Since Wilbur published his first book, “The Beautiful Changes,” soon after returning from fighting overseas in World War II, he has been praised for his “poetry of ideas,” and for the wit and formal grace of his work. The feeling for form, for crafting lines and stanzas and quatrains “comes naturally,” he says. “The expressive handling of meter is as natural as a waltz is to a good waltzer.”
Difficult Process
But the process is hardly as spontaneous as a dance. Wilbur bestows exquisite care on each word and says he writes extremely slowly.
“I’m in danger of self-approval--if I write a first draft with slovenly words or leave blanks for clever words to fill in later, what I have written is likely to satisfy me too much,” he says. “Writing involves lots of doubt, lots of groping around, waiting for a word that may not be there until next Tuesday. I don’t want to go ahead until I’m certain lines 1, 2 and 3 are right. I do envy my friend Dick Eberhart, who wrote eight poems in one night,” he says, smiling.
Some critics have argued that Wilbur’s verse, while technically splendid, lacks fire and a feel for the darker side of life. Wilbur has said he believes “that the ultimate character of things is comely and good,” a faith that may at times seem out of sync with the realities of the modern world outside the confines of academia. But that faith also gives his work a clear-minded serenity, even when describing the loneliness of an insomniac.
Someone is breathing. Is it I? Or is it
Darkness conspiring in the nursery corner?

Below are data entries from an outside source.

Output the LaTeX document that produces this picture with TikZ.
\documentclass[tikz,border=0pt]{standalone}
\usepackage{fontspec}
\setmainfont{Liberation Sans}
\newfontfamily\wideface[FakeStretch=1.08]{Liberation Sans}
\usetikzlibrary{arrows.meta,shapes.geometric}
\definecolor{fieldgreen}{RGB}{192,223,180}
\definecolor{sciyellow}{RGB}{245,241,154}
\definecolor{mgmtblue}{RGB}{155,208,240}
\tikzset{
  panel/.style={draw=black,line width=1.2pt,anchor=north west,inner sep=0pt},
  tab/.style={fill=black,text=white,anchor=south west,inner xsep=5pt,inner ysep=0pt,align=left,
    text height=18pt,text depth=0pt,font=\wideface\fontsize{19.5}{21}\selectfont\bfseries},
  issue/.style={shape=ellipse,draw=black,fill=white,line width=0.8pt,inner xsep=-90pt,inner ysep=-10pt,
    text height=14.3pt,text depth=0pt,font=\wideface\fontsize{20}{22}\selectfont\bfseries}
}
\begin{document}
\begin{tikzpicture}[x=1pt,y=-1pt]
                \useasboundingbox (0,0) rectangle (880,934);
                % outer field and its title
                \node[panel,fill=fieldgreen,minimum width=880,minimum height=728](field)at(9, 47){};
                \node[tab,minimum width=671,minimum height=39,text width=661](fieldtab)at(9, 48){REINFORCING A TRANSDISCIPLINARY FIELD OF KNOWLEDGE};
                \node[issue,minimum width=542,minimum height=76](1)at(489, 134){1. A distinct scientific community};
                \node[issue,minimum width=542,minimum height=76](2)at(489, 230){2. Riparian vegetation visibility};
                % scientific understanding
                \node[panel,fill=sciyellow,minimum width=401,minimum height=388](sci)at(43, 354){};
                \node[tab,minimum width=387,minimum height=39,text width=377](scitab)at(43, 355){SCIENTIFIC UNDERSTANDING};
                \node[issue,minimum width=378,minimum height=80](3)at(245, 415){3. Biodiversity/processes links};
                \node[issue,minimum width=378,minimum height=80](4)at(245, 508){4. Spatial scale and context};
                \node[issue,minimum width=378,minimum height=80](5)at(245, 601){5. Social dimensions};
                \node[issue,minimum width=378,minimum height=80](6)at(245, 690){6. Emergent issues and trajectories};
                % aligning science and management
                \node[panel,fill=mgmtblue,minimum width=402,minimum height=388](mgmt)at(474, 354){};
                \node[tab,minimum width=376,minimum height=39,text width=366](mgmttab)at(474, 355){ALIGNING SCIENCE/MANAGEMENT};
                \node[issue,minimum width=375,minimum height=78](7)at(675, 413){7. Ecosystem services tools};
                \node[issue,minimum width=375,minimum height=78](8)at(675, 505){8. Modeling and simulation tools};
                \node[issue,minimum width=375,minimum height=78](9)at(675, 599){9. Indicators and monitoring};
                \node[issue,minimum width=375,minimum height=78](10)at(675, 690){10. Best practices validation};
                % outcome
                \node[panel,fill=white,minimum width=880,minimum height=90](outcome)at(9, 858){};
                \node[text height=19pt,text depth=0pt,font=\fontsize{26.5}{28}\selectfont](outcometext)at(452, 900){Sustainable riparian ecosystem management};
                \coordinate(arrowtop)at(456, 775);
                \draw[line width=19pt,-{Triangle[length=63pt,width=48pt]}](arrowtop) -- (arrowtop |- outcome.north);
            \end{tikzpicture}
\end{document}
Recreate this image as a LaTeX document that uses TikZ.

Is there another lying here beside me?
Have I a cherished wife of thirty years?
Far overhead, a long susurrus, twisting
Clockwise or counterclockwise, plunges east,
Twin floods of air in which our flagellate cries,
Rising from love-bed, childbed, bed of death,
Swim toward recurrent day. And farther still,
Couched in the void, I hear what I have heard of,
The god who dreams us, breathing out and in.
--From “In Limbo” At 66, Wilbur worries that like some others who favor the highly personal voice of the lyric poem, he may “dry up utterly. As one grows older it is possible for one’s vitality generally to reduce. In writing a poem you draw on everything you are, including your physical reserves.”

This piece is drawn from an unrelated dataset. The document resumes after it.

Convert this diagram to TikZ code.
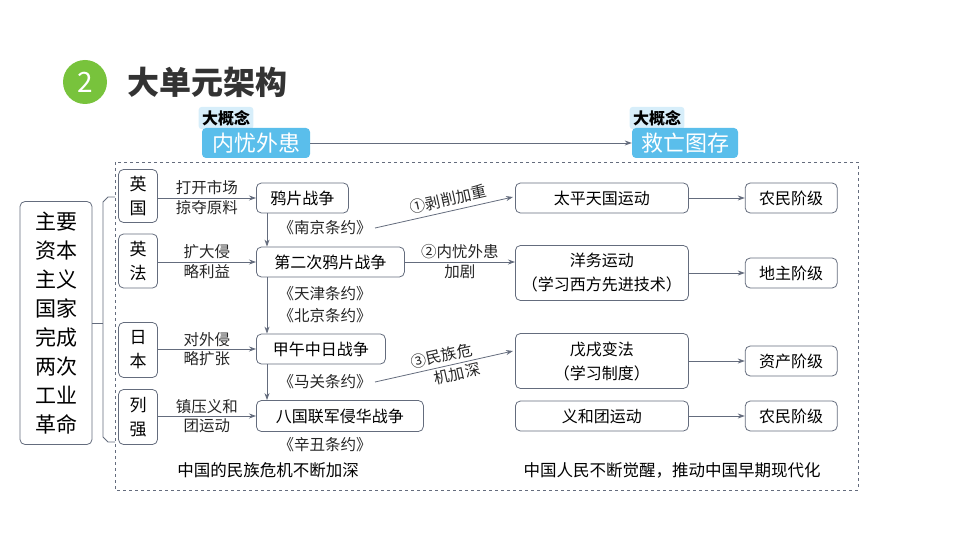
\documentclass[tikz,border=0pt]{standalone}
\usepackage{fontspec}
\setmainfont{Noto Sans CJK SC}
\usetikzlibrary{arrows.meta}
\usetikzlibrary{calc}
\definecolor{linegray}{RGB}{100,108,125}
\definecolor{tagblue}{RGB}{90,190,235}
\definecolor{taglight}{RGB}{215,238,250}
\definecolor{titlegreen}{RGB}{120,195,60}
\begin{document}
\begin{tikzpicture}
	[x=1pt,y=-1pt,
	 box/.style={draw=linegray, rounded corners=5pt, line width=0.8pt, font=\fontsize{16}{19}\selectfont, align=center, inner sep=0pt},
	 lbl/.style={font=\fontsize{15.5}{17}\selectfont, align=center, text=black!85},
	 arr/.style={-{Stealth[length=7pt,width=5pt]}, draw=linegray, line width=0.8pt}]

	\useasboundingbox (0,0) rectangle (960,540);

	%Title
	\node[circle, fill=titlegreen, minimum size=44pt, text=white, font=\fontsize{28}{28}\selectfont] (num) at (85,82) {2};
	\node[anchor=west, font=\fontsize{32}{32}\selectfont\bfseries, text=black!80] (title) at (124,82) {大单元架构};

	%Big concepts
	\node[fill=taglight, rounded corners=3pt, minimum width=48pt, minimum height=21pt, font=\fontsize{16}{16}\selectfont\bfseries] (tagA) at (226,118) {大概念};
	\node[fill=tagblue, rounded corners=4pt, minimum width=108pt, minimum height=30pt, text=white, font=\fontsize{22}{22}\selectfont] (conA) at (256,143) {内忧外患};
	\node[fill=taglight, rounded corners=3pt, minimum width=50pt, minimum height=21pt, font=\fontsize{16}{16}\selectfont\bfseries] (tagB) at (657,118) {大概念};
	\node[fill=tagblue, rounded corners=4pt, minimum width=106pt, minimum height=30pt, text=white, font=\fontsize{22}{22}\selectfont] (conB) at (685,143) {救亡图存};
	\draw[arr] (conA) -- (conB);

	%Frame
	\draw[dashed, linegray, line width=0.6pt] (115,162) rectangle (858,490);

	%Left
	\node[box, minimum width=72pt, minimum height=243pt, font=\fontsize{21}{29}\selectfont] (root) at (56,323) {主要\\资本\\主义\\国家\\完成\\两次\\工业\\革命};
	\draw[linegray, line width=0.8pt] (115,197) -- (108,197) -- (103,202) -- (103,437) -- (108,442) -- (115,442);
	\draw[linegray, line width=0.8pt] (root.east) -- (103,323);

	%Countries
	\foreach \name/\txt/\y/\h in {uk/英\\国/196/53, ukfr/英\\法/261/54, jp/日\\本/350/55, pw/列\\强/417/55}
		\node[box, minimum width=39pt, minimum height=\h pt, font=\fontsize{17}{24}\selectfont] (\name) at (138,\y) {\txt};

	%Wars
	\node[box, minimum width=92pt, minimum height=30pt, anchor=west] (war1) at (256,198) {鸦片战争};
	\node[box, minimum width=148pt, minimum height=30pt, anchor=west] (war2) at (256,262) {第二次鸦片战争};
	\node[box, minimum width=129pt, minimum height=30pt, anchor=west] (war3) at (256,349) {甲午中日战争};
	\node[box, minimum width=167pt, minimum height=31pt, anchor=west] (war4) at (256,416) {八国联军侵华战争};

	\draw[arr] (uk.east |- war1) -- (war1) node[lbl, midway, above=-1pt] {打开市场} node[lbl, midway, below=-1pt] {掠夺原料};
	\draw[arr] (ukfr.east |- war2) -- (war2) node[lbl, midway, above=-1pt] {扩大侵} node[lbl, midway, below=-1pt] {略利益};
	\draw[arr] (jp.east |- war3) -- (war3) node[lbl, midway, above=-1pt] {对外侵} node[lbl, midway, below=-1pt] {略扩张};
	\draw[arr] (pw.east |- war4) -- (war4) node[lbl, midway, above=-1pt] {镇压义和} node[lbl, midway, below=-1pt] {团运动};

	%Treaties
	\draw[arr] ($(war1.south west)+(11,0)$) -- ($(war2.north west)+(11,0)$);
	\draw[arr] ($(war2.south west)+(11,0)$) -- ($(war3.north west)+(11,0)$);
	\draw[arr] ($(war3.south west)+(11,0)$) -- ($(war4.north west)+(11,0)$);
	\node[lbl] (t1) at (325,228) {《南京条约》};
	\node[lbl, font=\fontsize{15.5}{22}\selectfont] (t2) at (325,305) {《天津条约》\\《北京条约》};
	\node[lbl] (t3) at (325,382) {《马关条约》};
	\node[lbl] (t4) at (325,445) {《辛丑条约》};

	%Movements
	\node[box, minimum width=173pt, minimum height=30pt, anchor=west] (mv1) at (515,198) {太平天国运动};
	\node[box, minimum width=173pt, minimum height=55pt, anchor=west, font=\fontsize{16}{24}\selectfont] (mv2) at (515,273) {洋务运动\\（学习西方先进技术）};
	\node[box, minimum width=173pt, minimum height=55pt, anchor=west, font=\fontsize{16}{24}\selectfont] (mv3) at (515,361) {戊戌变法\\（学习制度）};
	\node[box, minimum width=173pt, minimum height=30pt, anchor=west] (mv4) at (515,416) {义和团运动};

	\draw[arr] (t1.east) -- ($(mv1.west)+(-2,-1)$) node[lbl, pos=0.55, above=1pt, sloped] {①剥削加重};
	\draw[arr] (war2.east) -- (war2.east -| mv2.west) node[lbl, midway, above=-1pt] {②内忧外患} node[lbl, midway, below=-1pt] {加剧};
	\draw[arr] (t3.east) -- ($(mv3.west)+(-2,-10)$)
		node[lbl, pos=0.5, above=0pt, sloped] {③民族危}
		node[lbl, pos=0.58, below=-1pt, sloped] {机加深};

	%Classes
	\foreach \src/\name/\txt in {mv1/cls1/农民阶级, mv2/cls2/地主阶级, mv3/cls3/资产阶级, mv4/cls4/农民阶级}{
		\node[box, minimum width=92pt, minimum height=30pt, anchor=west] (\name) at ($(\src.east)+(56,0)$) {\txt};
		\draw[arr] (\src) -- (\name);
	}

	%Bottom
	\node[font=\fontsize{16.5}{16}\selectfont] (sumL) at (268,470) {中国的民族危机不断加深};
	\node[font=\fontsize{16.5}{16}\selectfont] (sumR) at (672,470) {中国人民不断觉醒，推动中国早期现代化};
\end{tikzpicture}
\end{document}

It hasn’t happened yet, although recently he has begun to believe his intellectually peripatetic life may have detracted from his own verse.
“I said for years that there was no conflict at all between translating and writing my poems, but I don’t know--I’m beginning to think I was wrong,” he says. “It’s been 10 years since I published a book of my own poetry. I think it really did slow me down as a poet. Writing poetry is a habit. You have to have the habit of turning raw material into poetry. The problem with writing slowly is you’re likely to lose, before you even know it, the rhythms of spontaneous speech.”

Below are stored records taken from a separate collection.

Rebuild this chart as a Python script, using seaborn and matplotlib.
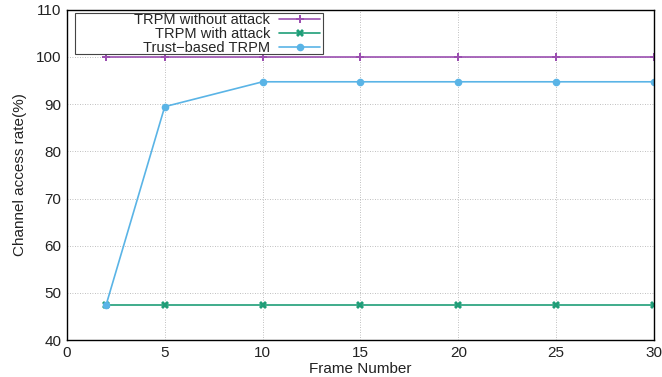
import matplotlib
matplotlib.use("Agg")
import matplotlib.pyplot as plt
from matplotlib.patches import Rectangle
import seaborn as sns
import pandas as pd

frames = [2, 5, 10, 15, 20, 25, 30]
without_attack = [100, 100, 100, 100, 100, 100, 100]
with_attack = [47.37, 47.37, 47.37, 47.37, 47.37, 47.37, 47.37]
trust_based = [47.37, 89.47, 94.74, 94.74, 94.74, 94.74, 94.74]
labels = ["TRPM without attack", "TRPM with attack", "Trust\u2212based TRPM"]
colors = ["#9b4fb0", "#1f9e78", "#5ab4e6"]
markers = ["P", "X", "o"]

sns.set_style("white")
plt.rcParams['font.family'] = ['Liberation Sans', 'DejaVu Sans']

fig = plt.figure(figsize=(6.62, 3.77), dpi=100)
ax = fig.add_axes([0.101, 0.098, 0.887, 0.876])

for vals, lab, c, m in zip([without_attack, with_attack, trust_based], labels, colors, markers):
    df = pd.DataFrame({"Frame": frames, "Rate": vals})
    sns.lineplot(data=df, x="Frame", y="Rate", ax=ax, color=c, marker=m,
                 markersize=5.5, markeredgewidth=0, linewidth=1.2, label=lab)

ax.set_xlim(0, 30)
ax.set_ylim(40, 110)
ax.set_xticks([0, 5, 10, 15, 20, 25, 30])
ax.set_yticks([40, 50, 60, 70, 80, 90, 100, 110])
ax.grid(True, linestyle=(0, (1, 2)), color="#aaaaaa", linewidth=0.6)
for s in ax.spines.values():
    s.set_color("black")
    s.set_linewidth(1.0)
ax.tick_params(axis="both", labelsize=11, colors="#222222", length=0, pad=4)
ax.set_xlabel("Frame Number", fontsize=11, color="#222222", labelpad=2)
ax.set_ylabel("Channel access rate(%)", fontsize=11, color="#222222", labelpad=6)

# legend box (gnuplot-style key)
box = Rectangle((0.0136, 0.866), 0.422, 0.125, transform=ax.transAxes,
                facecolor="white", edgecolor="#444444", linewidth=0.8, zorder=4)
ax.add_patch(box)
leg = ax.legend(loc="upper right", markerfirst=False, fontsize=10.5, frameon=False,
                borderpad=0.0, labelspacing=0.0,
                handlelength=2.8, handletextpad=0.6, borderaxespad=0.0,
                bbox_to_anchor=(0.431, 0.991))
leg.set_zorder(5)
for t in leg.get_texts():
    t.set_ha("right")
leg._legend_box.align = "right"

fig.savefig("out.png", dpi=100)
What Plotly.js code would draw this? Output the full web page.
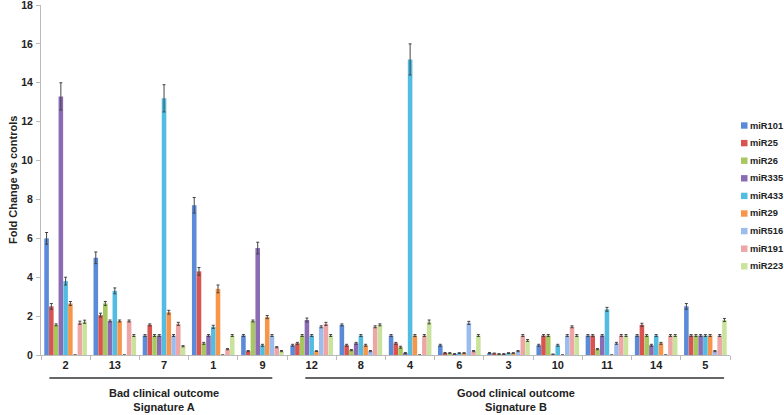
<!DOCTYPE html>
<html>
<head>
<meta charset="utf-8">
<script src="https://cdn.plot.ly/plotly-3.0.1.min.js"></script>
<style>
html,body{margin:0;padding:0;background:#fff;}
#chart{width:784px;height:415px;}
</style>
</head>
<body>
<div id="chart"></div>
<script>
const categories = ["2","13","7","1","9","12","8","4","6","3","10","11","14","5"];
const seriesNames = ["miR101","miR25","miR26","miR335","miR433","miR29","miR516","miR191","miR223"];

const miR101 = [6.0, 5.0, 1.0, 7.7, 1.0, 0.5, 1.55, 1.0, 0.5, 0.1, 0.5, 1.0, 1.0, 2.5];
const miR25  = [2.5, 2.05, 1.55, 4.3, 0.2, 0.6, 0.5, 0.6, 0.1, 0.08, 1.0, 1.0, 1.55, 1.0];
const miR26  = [1.55, 2.65, 1.0, 0.6, 1.75, 1.0, 0.25, 0.4, 0.1, 0.05, 1.0, 0.3, 1.0, 1.0];
const miR335 = [13.3, 1.75, 1.0, 1.0, 5.5, 1.8, 0.6, 0.1, 0.05, 0.05, 0.03, 1.0, 0.5, 1.0];
const miR433 = [3.8, 3.3, 13.2, 1.45, 0.5, 1.0, 1.0, 15.2, 0.1, 0.1, 0.5, 2.35, 1.0, 1.0];
const miR29  = [2.65, 1.75, 2.2, 3.4, 1.95, 0.2, 0.5, 1.0, 0.1, 0.1, 0, 0, 0.6, 1.0];
const miR516 = [0, 0, 1.0, 0, 1.0, 1.45, 0.2, 0, 1.65, 0.2, 1.0, 0.6, 0, 0.2];
const miR191 = [1.66, 1.75, 1.6, 0.3, 0.4, 1.6, 1.45, 1.0, 0.2, 1.0, 1.45, 1.0, 1.0, 1.0];
const miR223 = [1.71, 1.0, 0.45, 1.0, 0.2, 1.0, 1.55, 1.7, 1.0, 0.75, 1.0, 1.0, 1.0, 1.8];

const err101 = [0.3, 0.3, 0.05, 0.4, 0.05, 0.05, 0.05, 0.05, 0.05, 0.03, 0.05, 0.05, 0.05, 0.15];
const err25  = [0.15, 0.1, 0.05, 0.2, 0.03, 0.05, 0.05, 0.05, 0.03, 0.02, 0.05, 0.05, 0.08, 0.05];
const err26  = [0.05, 0.1, 0.05, 0.05, 0.05, 0.05, 0.03, 0.05, 0.02, 0.02, 0.05, 0.03, 0.05, 0.05];
const err335 = [0.7, 0.05, 0.05, 0.05, 0.3, 0.1, 0.05, 0.03, 0.02, 0.02, 0.02, 0.05, 0.05, 0.05];
const err433 = [0.2, 0.15, 0.7, 0.08, 0.05, 0.05, 0.05, 0.8, 0.02, 0.02, 0.05, 0.1, 0.05, 0.05];
const err29  = [0.1, 0.05, 0.1, 0.2, 0.08, 0.02, 0.05, 0.05, 0.02, 0.02, 0, 0, 0.05, 0.05];
const err516 = [0, 0, 0.05, 0, 0.05, 0.05, 0.03, 0, 0.08, 0.03, 0.05, 0.05, 0, 0.03];
const err191 = [0.08, 0.05, 0.08, 0.03, 0.03, 0.08, 0.05, 0.05, 0.03, 0.05, 0.05, 0.05, 0.05, 0.05];
const err223 = [0.08, 0.05, 0.03, 0.05, 0.03, 0.05, 0.05, 0.1, 0.05, 0.05, 0.05, 0.05, 0.05, 0.08];

const groupLabels = ["Bad clinical outcome<br>Signature A", "Good clinical outcome<br>Signature B"];
const yTitle = "Fold Change vs controls";

const values = [miR101, miR25, miR26, miR335, miR433, miR29, miR516, miR191, miR223];
const errors = [err101, err25, err26, err335, err433, err29, err516, err191, err223];
const colors = ["#5a8ad8","#d9534f","#a6c85e","#8a6bb4","#52bde0","#f7964a","#9dbcee","#eea5a5","#c9e39c"];

const traces = seriesNames.map((name, i) => ({
  type: "bar",
  name: name,
  x: categories,
  y: values[i],
  marker: {color: colors[i], line: {width: 0}},
  error_y: {type: "data", array: errors[i], visible: true, color: "#444", thickness: 1, width: 1.5}
}));

// plot area geometry (pixels) for the paper-anchored legend
const W = 784, H = 415, ML = 41, MR = 54, MT = 5, MB = 60;
const PW = W - ML - MR, PH = H - MT - MB;
const px = v => (v - ML) / PW;
const py = v => (H - MB - v) / PH;

const shapes = [
  {type: "line", xref: "x", yref: "paper", x0: -0.33, x1: 4.2, y0: py(378), y1: py(378),
   line: {color: "#333", width: 1.5}},
  {type: "line", xref: "x", yref: "paper", x0: 4.87, x1: 13.38, y0: py(378), y1: py(378),
   line: {color: "#333", width: 1.5}}
];
const narrow = "Liberation Sans Narrow, Arial Narrow, sans-serif";
const annotations = [
  {xref: "x", yref: "paper", x: 2, y: py(385), yanchor: "top", showarrow: false,
   text: groupLabels[0], font: {family: narrow, size: 11, color: "#222", weight: "bold"}},
  {xref: "x", yref: "paper", x: 9.15, y: py(385), yanchor: "top", showarrow: false,
   text: groupLabels[1], font: {family: narrow, size: 11, color: "#222", weight: "bold"}},
  {xref: "paper", yref: "paper", x: px(13), y: 0.5, xanchor: "center", yanchor: "middle",
   textangle: -90, showarrow: false,
   text: yTitle, font: {size: 11, color: "#222", weight: "bold"}}
];
seriesNames.forEach((name, i) => {
  const cy = 125.5 + i * 17.6;
  shapes.push({type: "rect", xref: "paper", yref: "paper",
    x0: px(741), x1: px(747.5), y0: py(cy - 3.2), y1: py(cy + 3.2),
    fillcolor: colors[i], line: {width: 0}});
  annotations.push({xref: "paper", yref: "paper", x: px(748), y: py(cy),
    xanchor: "left", yanchor: "middle", showarrow: false, text: name,
    font: {size: 9.3, color: "#222", weight: "bold"}});
});

const layout = {
  width: W, height: H,
  margin: {l: ML, r: MR, t: MT, b: MB},
  paper_bgcolor: "#fff", plot_bgcolor: "#fff",
  barmode: "group", bargap: 0.13, bargroupgap: 0.04,
  font: {family: "Liberation Sans, Arial, sans-serif", size: 11, color: "#222"},
  showlegend: false,
  xaxis: {type: "category", showgrid: false, zeroline: false,
          showline: true, linecolor: "#bbb", linewidth: 1,
          ticks: "outside", tickson: "boundaries", ticklen: 4, tickcolor: "#bbb",
          tickfont: {size: 11, color: "#222", weight: "bold"}},
  yaxis: {range: [0, 18], dtick: 2, showgrid: false, zeroline: false,
          showline: true, linecolor: "#bbb", linewidth: 1,
          ticks: "outside", ticklen: 4, tickcolor: "#bbb", ticklabelstandoff: 1,
          ticklabeloverflow: "allow",
          tickfont: {size: 10.5, color: "#222", weight: "bold"}},
  shapes: shapes,
  annotations: annotations
};

Plotly.newPlot("chart", traces, layout, {displayModeBar: false, staticPlot: true});
</script>
</body>
</html>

Wilbur came to translation not intending to make a subspecialty of it, but as a respite after a failed attempt to write his own verse play.
“I think lyric poetry is considerably less social in nature, less grown up in nature, you might say, than some other forms of writing. The lyric poet can, as Yeats said, know nothing but his blind, stupefied heart. We don’t go to the theater to see that--we want someone who’s grown up enough to imagine and understand other people, to understand how the society works. . . . I learned I was not yet grown up enough to put other people on the stage or divide myself up into other characters.”
His dramatic translations are now produced frequently. “Your assurance on the status of the original,” he says of translating. “When I do a translation of Moliere or Racine, it never occurs to me that I’m wasting my time. I know I will probably do a pretty good job, perhaps better than others might, and contribute something to society.
“I don’t feel that way at all when I start to write a poem of my own. It’s like that World War II slogan directed at people who were wasting gasoline: ‘Is this trip necessary?’ That’s how you feel when you’re beginning a poem. It’s so wonderfully uncalled for to write a poem where there was none before.”